Yeah, the apartment seems a tad large for $300 a month (call it another brick in the Friends-ification wall ...), but these people seem, well, quieter than most of the urban angsters cropping up on shows like Wasteland and Felicity. The situations of awkwardness while JenLove corners her possible father candidate resonate fairly well; Hewitt has a pretty good knack for stammering hopefulness when she's not draped in a towel in some or other horror movie. For the most part, her earnest behavior sounds about right for a 20-year-old, even if her new friends do sit around and listen to her talk a bit much ("God, my heart is, like, pounding, and I feel like I'm about to take a leap off a giant cliff").
In light of Po5's increasing reliability on sex jokes and varying addiction plotlines ("Next week on Party of Five: Will Claudia fall for the paperboy-cum-ping-pong-champ and fall into a deep spiral of paddling compulsion?"), ol' Jen might've gotten out just in time.
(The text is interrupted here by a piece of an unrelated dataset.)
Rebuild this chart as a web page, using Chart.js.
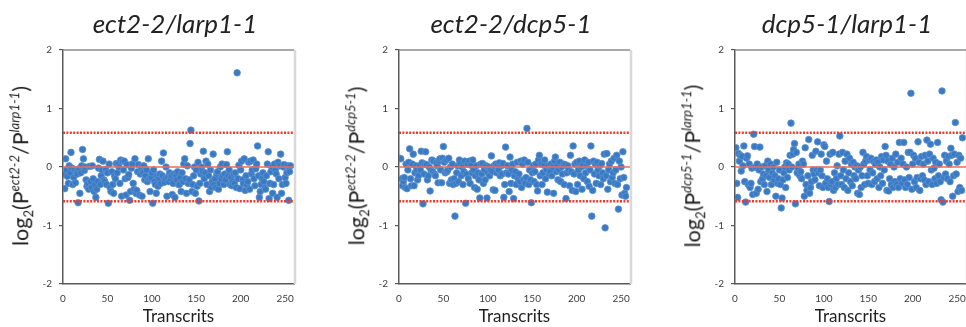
<!DOCTYPE html>
<html>
<head>
<meta charset="utf-8">
<script src="https://cdn.jsdelivr.net/npm/chart.js@4.4.1/dist/chart.umd.min.js"></script>
<style>
html,body{margin:0;padding:0;background:#fff;overflow:hidden;width:966px;height:327px}
#wrap{position:relative;width:1008px;height:327px}
.panel{position:absolute;top:0;width:336px;height:327px}
.panel canvas{position:absolute;left:0;top:0}
.ttl{position:absolute;top:8px;left:0;width:350px;text-align:center;font-family:Lato,sans-serif;font-style:italic;font-size:26px;line-height:30px;color:#222;white-space:nowrap}
.ytl{position:absolute;left:21px;top:166px;transform:translate(-50%,-50%) rotate(-90deg);font-family:Lato,sans-serif;font-size:21.5px;line-height:1;color:#1f1f1f;white-space:nowrap}
.ytl sub{font-size:13px;vertical-align:-5px;line-height:0}
.ytl sup{font-size:13px;font-style:italic;vertical-align:9px;line-height:0}
.xtl{position:absolute;left:0;width:357px;top:306px;text-align:center;font-family:Lato,sans-serif;font-size:17px;line-height:20px;color:#1f1f1f}
</style>
</head>
<body>
<div id="wrap">
  <div class="panel" style="left:0px">
    <canvas id="c1" width="336" height="327"></canvas>
    <div class="ttl">ect2-2/larp1-1</div>
    <div class="ytl">log<sub>2</sub>(P<sup>ect2-2</sup>/P<sup>larp1-1</sup>)</div>
    <div class="xtl">Transcrits</div>
  </div>
  <div class="panel" style="left:336px">
    <canvas id="c2" width="336" height="327"></canvas>
    <div class="ttl">ect2-2/dcp5-1</div>
    <div class="ytl">log<sub>2</sub>(P<sup>ect2-2</sup>/P<sup>dcp5-1</sup>)</div>
    <div class="xtl">Transcrits</div>
  </div>
  <div class="panel" style="left:672px">
    <canvas id="c3" width="336" height="327"></canvas>
    <div class="ttl">dcp5-1/larp1-1</div>
    <div class="ytl">log<sub>2</sub>(P<sup>dcp5-1</sup>/P<sup>larp1-1</sup>)</div>
    <div class="xtl">Transcrits</div>
  </div>
</div>
<script>
// ---- Data ----
const xTicks = [0, 50, 100, 150, 200, 250];
const yTicks = [-2, -1, 0, 1, 2];
const xMin = 0, xMax = 260;
const yMin = -2, yMax = 2;
const threshold = 0.585; // log2(1.5)

const ect2_larp1 = [
 -0.13,-0.37,0.14,-0.05,-0.16,-0.28,0.02,-0.1,0.25,-0.02,
 -0.3,-0.18,-0.05,-0.27,-0.08,-0.12,-0.61,-0.03,-0.45,-0.1,
 0.02,0.3,0.14,-0.06,0.0,-0.22,-0.33,-0.28,-0.38,0.01,
 -0.25,-0.35,0.02,-0.2,-0.42,-0.3,-0.52,-0.38,-0.25,-0.02,
 0.13,-0.3,-0.15,-0.05,0.1,-0.22,-0.25,-0.04,-0.3,-0.1,
 -0.62,0.05,-0.35,-0.42,-0.08,-0.3,-0.45,-0.15,-0.2,0.06,
 -0.1,0.05,0.0,-0.28,0.12,-0.5,0.1,-0.05,0.1,-0.2,
 -0.48,0.04,-0.18,-0.13,-0.57,-0.42,-0.02,0.05,-0.28,-0.38,
 0.14,-0.45,-0.4,-0.08,0.04,-0.48,-0.12,0.0,-0.5,-0.1,
 0.02,-0.22,-0.15,-0.05,-0.25,0.14,-0.2,-0.42,-0.18,-0.1,
 -0.62,-0.05,-0.25,-0.3,-0.45,-0.15,-0.33,-0.2,-0.12,-0.28,
 0.1,-0.15,0.24,-0.26,-0.2,0.0,-0.5,-0.18,-0.25,-0.1,
 -0.2,-0.15,-0.47,-0.28,-0.12,-0.52,-0.15,-0.22,-0.08,-0.3,
 -0.3,-0.18,-0.42,-0.1,-0.25,0.05,0.14,-0.2,-0.45,0.02,
 -0.28,-0.22,0.4,0.63,-0.42,-0.3,-0.15,0.0,-0.45,-0.05,
 -0.33,0.08,-0.58,-0.28,-0.12,0.0,-0.08,0.27,-0.2,-0.1,
 0.1,-0.3,0.05,-0.15,-0.42,-0.05,-0.35,-0.25,0.22,-0.3,
 -0.2,-0.35,-0.12,-0.08,-0.38,-0.28,0.0,-0.2,0.05,-0.15,
 -0.3,-0.12,-0.22,0.04,0.26,-0.15,-0.05,-0.3,-0.18,-0.32,
 -0.25,-0.12,-0.28,-0.1,-0.35,1.61,-0.2,0.03,-0.37,-0.05,
 0.1,-0.22,-0.28,0.14,-0.4,-0.15,-0.3,-0.25,0.08,-0.38,
 0.1,-0.12,-0.05,0.12,-0.2,-0.32,-0.03,0.05,0.36,-0.15,
 -0.52,-0.42,-0.3,-0.2,-0.1,-0.25,-0.35,-0.38,-0.15,0.05,
 0.26,-0.54,-0.28,-0.08,0.0,-0.45,-0.3,0.05,-0.05,-0.12,
 -0.52,0.08,-0.2,0.02,0.22,-0.45,-0.3,0.0,0.04,-0.18,
 -0.28,-0.1,0.02,-0.57,-0.08,0.02
];

const ect2_dcp5 = [
 0.15,0.14,-0.2,-0.32,-0.25,-0.18,-0.35,0.05,-0.37,-0.05,
 0.08,0.31,-0.2,-0.32,0.05,0.22,-0.32,-0.1,0.02,-0.05,
 -0.22,-0.15,0.02,-0.05,0.27,0.07,-0.63,-0.12,0.05,0.26,
 0.04,-0.22,-0.15,0.0,-0.41,-0.05,0.12,-0.08,0.1,-0.12,
 -0.15,0.08,0.02,-0.27,0.1,0.14,-0.05,-0.27,0.15,0.35,
 0.08,-0.1,0.12,-0.08,-0.05,0.15,-0.28,0.0,-0.22,0.05,
 -0.3,-0.2,-0.84,-0.28,-0.1,0.02,-0.25,0.12,0.05,-0.15,
 0.0,-0.3,-0.08,0.1,-0.62,-0.12,0.05,-0.2,0.1,-0.28,
 0.03,-0.1,0.12,-0.05,-0.35,-0.15,0.02,-0.38,-0.1,-0.22,
 -0.53,0.05,-0.12,0.06,-0.28,-0.05,-0.22,0.02,-0.53,-0.1,
 0.0,-0.15,-0.05,0.19,-0.08,-0.39,0.02,-0.4,0.05,-0.1,
 0.03,-0.05,0.07,-0.15,0.02,-0.12,0.06,-0.52,-0.3,0.34,
 -0.1,0.02,-0.12,-0.42,0.17,-0.28,-0.05,0.05,-0.54,-0.15,
 -0.08,-0.3,0.08,-0.2,-0.12,-0.25,0.1,-0.35,0.05,-0.22,
 0.12,-0.28,-0.18,0.66,0.08,-0.3,-0.05,-0.22,-0.61,-0.1,
 0.02,-0.25,-0.08,0.05,-0.3,-0.41,0.12,0.2,-0.15,0.05,
 -0.3,-0.1,0.03,0.12,-0.2,-0.05,-0.43,0.02,-0.12,-0.08,
 0.05,-0.15,0.0,-0.45,0.1,0.17,-0.08,0.02,-0.22,-0.05,
 0.08,-0.25,0.0,-0.12,0.05,-0.3,0.04,-0.54,-0.1,0.02,
 -0.05,-0.32,0.2,-0.08,-0.4,0.36,-0.12,0.05,-0.42,0.08,
 -0.3,-0.05,0.1,-0.15,0.0,-0.38,0.04,-0.2,0.12,-0.1,
 0.02,-0.25,0.08,-0.33,-0.05,0.36,-0.84,-0.4,0.1,-0.12,
 0.05,-0.28,0.08,-0.05,-0.15,0.02,-0.3,0.06,-0.1,-0.2,
 0.22,-1.04,-0.15,0.23,-0.38,-0.05,0.05,-0.25,0.1,-0.18,
 -0.1,0.15,-0.28,-0.05,0.2,-0.3,-0.72,0.1,-0.2,0.0,
 -0.48,0.26,-0.18,-0.45,-0.5,-0.35
];

const dcp5_larp1 = [
 0.33,-0.28,-0.52,0.23,0.1,0.2,-0.07,0.18,0.02,0.36,
 -0.25,-0.6,0.15,0.19,-0.3,0.05,-0.35,-0.28,-0.02,-0.47,
 0.56,0.35,0.0,-0.45,0.05,-0.38,-0.05,0.34,-0.25,0.0,
 -0.2,-0.12,-0.3,0.02,-0.15,-0.42,0.1,-0.05,-0.18,0.05,
 -0.3,-0.1,0.0,-0.22,-0.15,-0.5,0.08,-0.28,-0.2,-0.05,
 -0.3,-0.7,-0.53,-0.22,-0.1,0.0,-0.35,0.07,-0.18,0.05,
 -0.05,0.2,0.75,0.0,0.22,0.3,0.4,-0.63,0.25,-0.1,
 -0.02,0.05,-0.15,-0.08,-0.2,0.1,0.05,-0.5,0.33,-0.3,
 -0.4,-0.15,0.47,-0.45,-0.35,-0.25,0.2,-0.05,-0.12,-0.22,
 0.27,-0.05,0.43,-0.1,-0.32,-0.05,0.22,-0.15,-0.35,0.38,
 0.35,-0.28,0.1,-0.2,-0.35,-0.59,0.22,-0.3,-0.25,0.25,
 -0.4,-0.1,-0.35,-0.2,0.02,-0.3,0.22,0.53,-0.15,-0.3,
 0.25,-0.05,-0.35,0.1,-0.2,0.22,-0.4,-0.1,0.15,-0.25,
 0.05,-0.32,0.08,-0.15,0.0,-0.2,0.02,-0.45,-0.05,-0.47,
 0.0,-0.35,-0.15,0.25,0.05,-0.3,0.1,0.18,-0.15,-0.28,
 0.12,-0.05,0.15,-0.3,-0.1,0.1,-0.25,0.05,0.12,-0.2,
 0.08,-0.35,0.0,-0.15,0.18,-0.28,0.12,-0.05,0.35,0.2,
 -0.4,0.1,-0.41,-0.2,0.05,-0.3,0.15,-0.35,0.0,-0.25,
 0.22,-0.3,0.08,-0.35,0.42,-0.2,0.15,-0.28,0.05,0.42,
 -0.22,-0.35,0.0,-0.3,0.25,-0.18,0.25,1.26,-0.38,0.05,
 0.2,-0.25,0.15,-0.35,-0.18,0.43,0.08,-0.4,-0.2,0.18,
 -0.15,0.05,-0.22,0.2,-0.3,0.46,0.1,-0.25,0.22,0.39,
 -0.05,-0.3,0.15,-0.02,-0.2,0.08,-0.28,0.42,-0.15,0.05,
 -0.25,-0.56,1.3,-0.6,-0.18,0.2,-0.12,0.1,-0.2,0.18,
 0.05,-0.25,0.32,0.2,-0.5,-0.15,0.22,0.76,-0.12,0.08,
 -0.42,0.2,-0.35,0.15,-0.4,0.5
];

// ---- Styles ----
const pointFill = '#3A7AC4';
const pointEdge = '#5C93D0';
const zeroColor = '#F06A58';
const dotColor = '#EE3A2C';
const axisColor = '#5a5a5a';
const tickColor = '#404040';

const framePlugin = {
  id: 'frame',
  beforeDatasetsDraw(chart) {
    const {ctx, chartArea: a} = chart;
    ctx.save();
    ctx.strokeStyle = '#d9d9d9';
    ctx.lineWidth = 2.5;
    ctx.beginPath();
    ctx.moveTo(a.right + 1, a.top);
    ctx.lineTo(a.right + 1, a.bottom);
    ctx.stroke();
    ctx.strokeStyle = '#8c8c8c';
    ctx.lineWidth = 1.5;
    ctx.beginPath();
    ctx.moveTo(a.left, a.top);
    ctx.lineTo(a.right, a.top);
    ctx.stroke();
    ctx.restore();
  }
};

function refLine(y, color, width, dash) {
  return {
    type: 'line',
    data: [{x: xMin, y: y}, {x: xMax, y: y}],
    borderColor: color,
    borderWidth: width,
    borderDash: dash,
    pointRadius: 0,
    fill: false,
    order: 0
  };
}

function makeChart(id, values) {
  const pts = values.map((v, i) => ({x: i + 1, y: v}));
  return new Chart(document.getElementById(id), {
    type: 'scatter',
    data: {
      datasets: [
        {data: pts, backgroundColor: pointFill, borderColor: pointEdge, borderWidth: 0.8, pointRadius: 3.3, order: 2},
        refLine(0, zeroColor, 1.5, []),
        refLine(threshold, dotColor, 2.5, [2, 1.4]),
        refLine(-threshold, dotColor, 2.5, [2, 1.4])
      ]
    },
    options: {
      responsive: false,
      animation: false,
      devicePixelRatio: 1,
      layout: {padding: {left: 0, right: 42, top: 50, bottom: 0}},
      plugins: {legend: {display: false}, tooltip: {enabled: false}},
      scales: {
        x: {
          type: 'linear', min: xMin, max: xMax,
          afterBuildTicks: s => { s.ticks = xTicks.map(v => ({value: v})); },
          grid: {display: false, drawTicks: false},
          border: {display: true, color: axisColor, width: 1.5},
          ticks: {padding: 9, color: tickColor, font: {family: 'Lato', size: 10}, maxRotation: 0, autoSkip: false},
          afterFit: s => { s.height = 43; }
        },
        y: {
          type: 'linear', min: yMin, max: yMax,
          afterBuildTicks: s => { s.ticks = yTicks.map(v => ({value: v})); },
          grid: {drawOnChartArea: false, drawTicks: true, tickLength: 4, color: axisColor, lineWidth: 1.2},
          border: {display: true, color: axisColor, width: 1.5},
          ticks: {padding: 7, color: tickColor, font: {family: 'Lato', size: 10}},
          afterFit: s => { s.width = 63; }
        }
      }
    },
    plugins: [framePlugin]
  });
}

makeChart('c1', ect2_larp1);
makeChart('c2', ect2_dcp5);
makeChart('c3', dcp5_larp1);
</script>
</body>
</html>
New York looks more movie than TV, it's not too terribly difficult to imagine these kids as money-starved, and there's only one, half-naked trying-on-dresses scene. Gosh. Kind of like real life.
Will Time of Your Life change your existence? Oh, no, we really hope not. But is it better than you thought, and better than most other Beautiful People dramas? One show in, we'd have to say "yup."